# Bill & Ted's Excellent Adventure (1989) - The Historical Figures



## ZachWZ (Mar 13, 2002)

*The Historical Figures*

I am trying to remenber all of the dudes and dudettes that Bill and Ted brought to the present.
Here's what I got.

Billy the Kid
Abe Lincoln
Geigus Khan, traher of sporting goods stores
Joan of Arc, noah's wife, Acrobics nut
Sigmund Freud
Napolion, the short dead dude, water slide maniac
There was a music dude but I can't think of his name.

ZachWZ


----------



## Chilly (Mar 13, 2002)

*hey*

it was mozart i think.....pretty sure...


----------



## Ice Queen (Mar 18, 2002)

Mozart it was.  I particularly enjoyed his addition to the movie's soundtrack.


----------



## Chilly (Mar 20, 2002)

*lol*

yeh it rocked!!!!!!!!!!

>plays fast piano in head< lol


----------



## Dave (May 1, 2006)

*Re: The Historical Figures*



> _Originally posted by ZachWZ _
> *There was a music dude but I can't think of his name.*


No, it wasn't Mozart, it was Beethoven.

They also brought Socrates (Greek philosopher dude) and two English princesses (no names given).

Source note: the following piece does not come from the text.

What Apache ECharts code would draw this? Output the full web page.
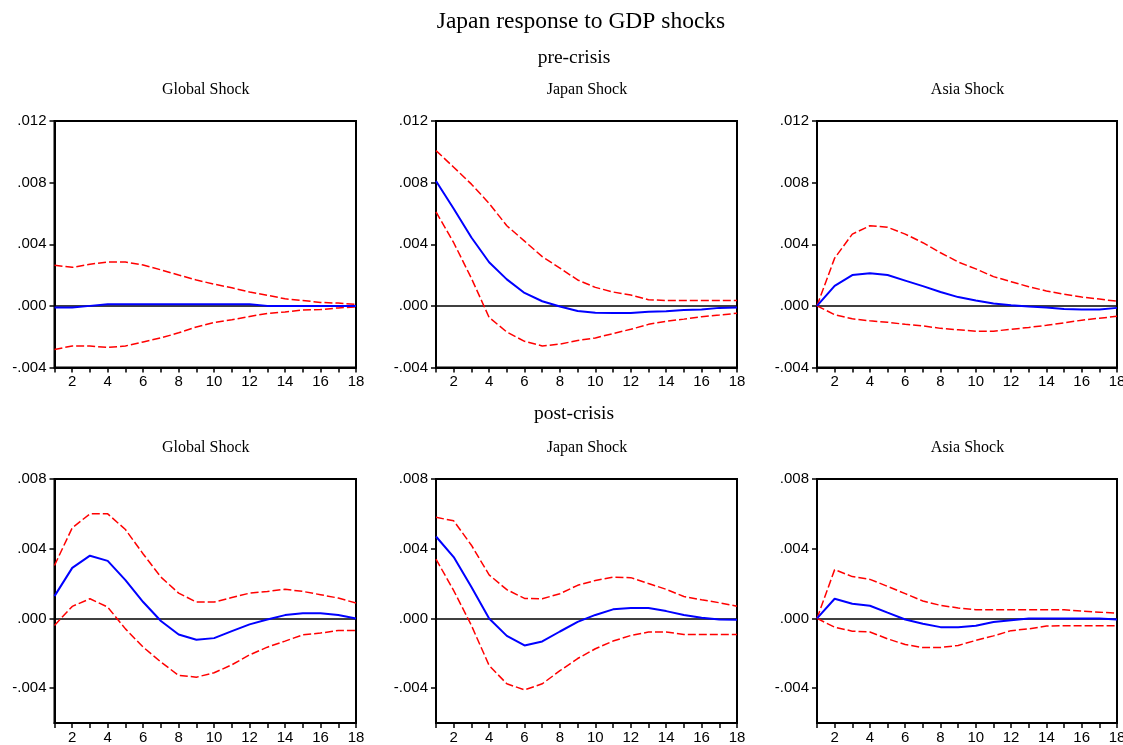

It is an unusual film and I did laugh out loud once or twice. Great idea, that in the future everyone talks like them, worships them, and their music prevents wars and creates world peace. Something went wrong with that timeline though. 

The funniest part of all is seeing Keanu Reeves before 'Speed' and 'The Matrix'.

Wasn't what they did on their report cheating though?


----------



## philoSCIFI (May 1, 2006)

*Re: Re: The Historical Figures*



> _Originally posted by Dave _
> *Wasn't what they did on their report cheating though? *


 How so Dave?


----------



## Dave (May 2, 2006)

*Re: Re: Re: The Historical Figures*



> _Originally posted by philoSCIFI _
> * How so Dave? *


Well, it wasn't in the spirit of the other presentations. Everyone else made their oral presentations alone and without help. Bill and Ted stood back and let all these other people speak while they just added odd comments.  And they were the only ones using music and lights. But then maybe they were just geniuses after all, I didn't see any rules read out about not doing that.


----------



## squire (Jul 18, 2006)

This is one of my all time fave movies.

' If youre really us, what number are we thinking of?'
'69 DUDE!'
'Whoa!'

hahaha

awesome

catch ya later bill and ted!


----------



## squire (Jul 18, 2006)

*Re: Re: The Historical Figures*



> _Originally posted by Dave _
> * They also brought Socrates (Greek philosopher dude) and two English princesses (no names given).*



Nah, they didnt bring back the princesses. Rufus did. At the end when he also gave them the guitars


----------